Andy McQuarrie

Personal information
- Full name: Andrew McQuarrie
- Date of birth: 2 October 1939
- Place of birth: Glasgow, Scotland
- Height: 6 ft 0 in (1.83 m)
- Position(s): Forward

Senior career*
- Years: Team / Apps / (Gls)
- 1959–1961: Shettleston Juniors
- 1959–1961: Largs Thistle
- 1961–1962: Albion Rovers / 41 / (14)
- 1962–1964: Chesterfield / 38 / (12)
- 1964–1965: Brighton & Hove Albion / 2 / (1)
- 1965–1967: Cape Town City / 66 / (21)
- 1968–1970: Gloucester City /  / (7)
- 1970–1972: Worcester City /  / (1)
- 1972–1973: Gloucester City /  / (0)
- 1973–197?: Dowty Staverton
- Longlevens

= Andy McQuarrie =

Scottish footballer

Andrew McQuarrie (born 2 October 1939) is a Scottish former professional footballer who played as a forward in the Scottish League for Albion Rovers and in the English Football League for Chesterfield and Brighton & Hove Albion. He was capped for Scotland at Junior level in 1961 while a Largs Thistle player, spent three years in South Africa with National Football League club Cape Town City, and played in the English Southern League for Gloucester City and Worcester City.

==Life and career==
McQuarrie was born in Glasgow. He played football for Shettleston Juniors before joining Largs Thistle in 1959. While with Largs, McQuarrie was capped once for Scotland at Junior level, in a match against the Irish League XI at Motherwell's Fir Park ground on 24 March 1961. He opened the scoring in a 2–0 win. He moved into senior football with Albion Rovers ahead of the 1961–62 Scottish Division Two season, and finished as their top scorer with 21 goals in all competitions. In the following season, he made eight appearances, scoring twice, before continuing his career in England.

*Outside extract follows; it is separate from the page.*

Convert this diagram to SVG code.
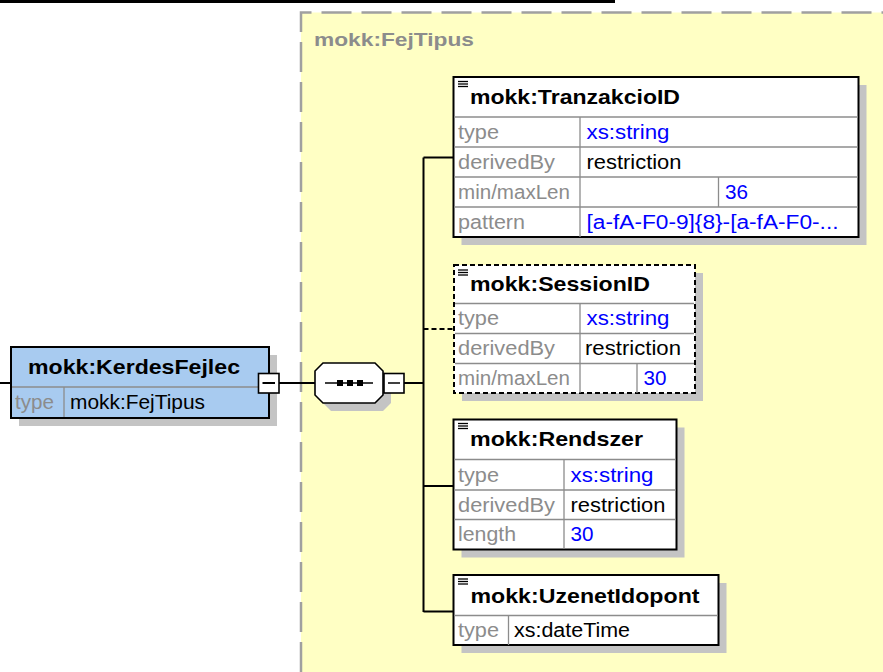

After "protracted negotiations", during which the cash-strapped club's supporters raised some part of the £3,000 fee, McQuarrie signed for Chesterfield of the English Fourth Division in November 1962. He admitted years later that the thigh injury he suffered on his last outing for Albion Rovers was such that he should have pulled out of the move, and he regretted having arrived "unable to show [those supporters] what [he] was capable of." He finished the season with 7 goals from 21 league appearances, and in 1963–34, despite playing more for the reserves in the Central League than for the first team, he took his Football League totals to 12 goals from 38 matches.

McQuarrie moved on to another Fourth Division club, Brighton & Hove Albion, in July 1964. He rarely played, unable to dislodge the likes of former England international Bobby Smith and team captain Jimmy Collins from the forward line as the team gained promotion to the Third Division. He was released at the end of the season, and by July was playing for Cape Town City of the South African National Football League. He was a member of the team that lost to Durban City in the final of the 1965 UTC Bowl, and remained a regular in the side, either at wing half or in the forward line, for the next two seasons.

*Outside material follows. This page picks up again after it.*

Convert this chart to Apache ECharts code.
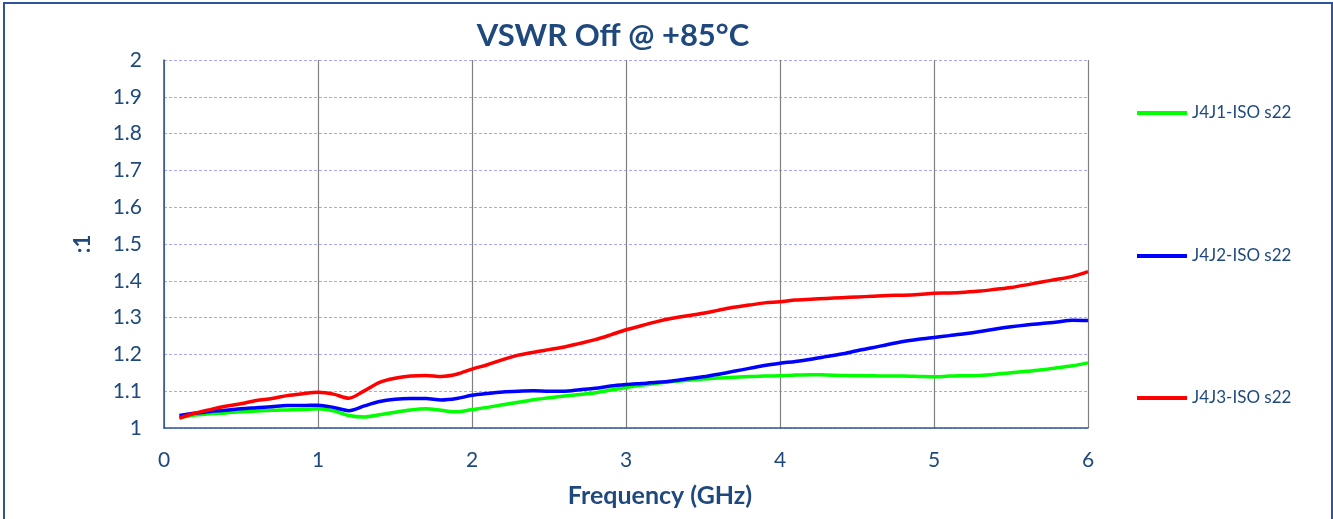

After returning home, McQuarrie continued his football career in the English Southern League with two spells at Gloucester City either side of two seasons with Worcester City. In his first season, Gloucester were promoted to the Premier Division, and over his two-year stint McQuarrie made 91 appearances in all competitions and scored 10 goals, of which 7 were in league matches. After two seasons with Worcester City, also a Premier Division team, McQuarrie spent the 1972–73 campaign as club captain of Gloucester City. While in Scotland, he had played part-time while working in chemistry; his football career tailed off in the lower levels of non-league football in Gloucestershire, where he worked at the Coal Research Establishment at Stoke Orchard.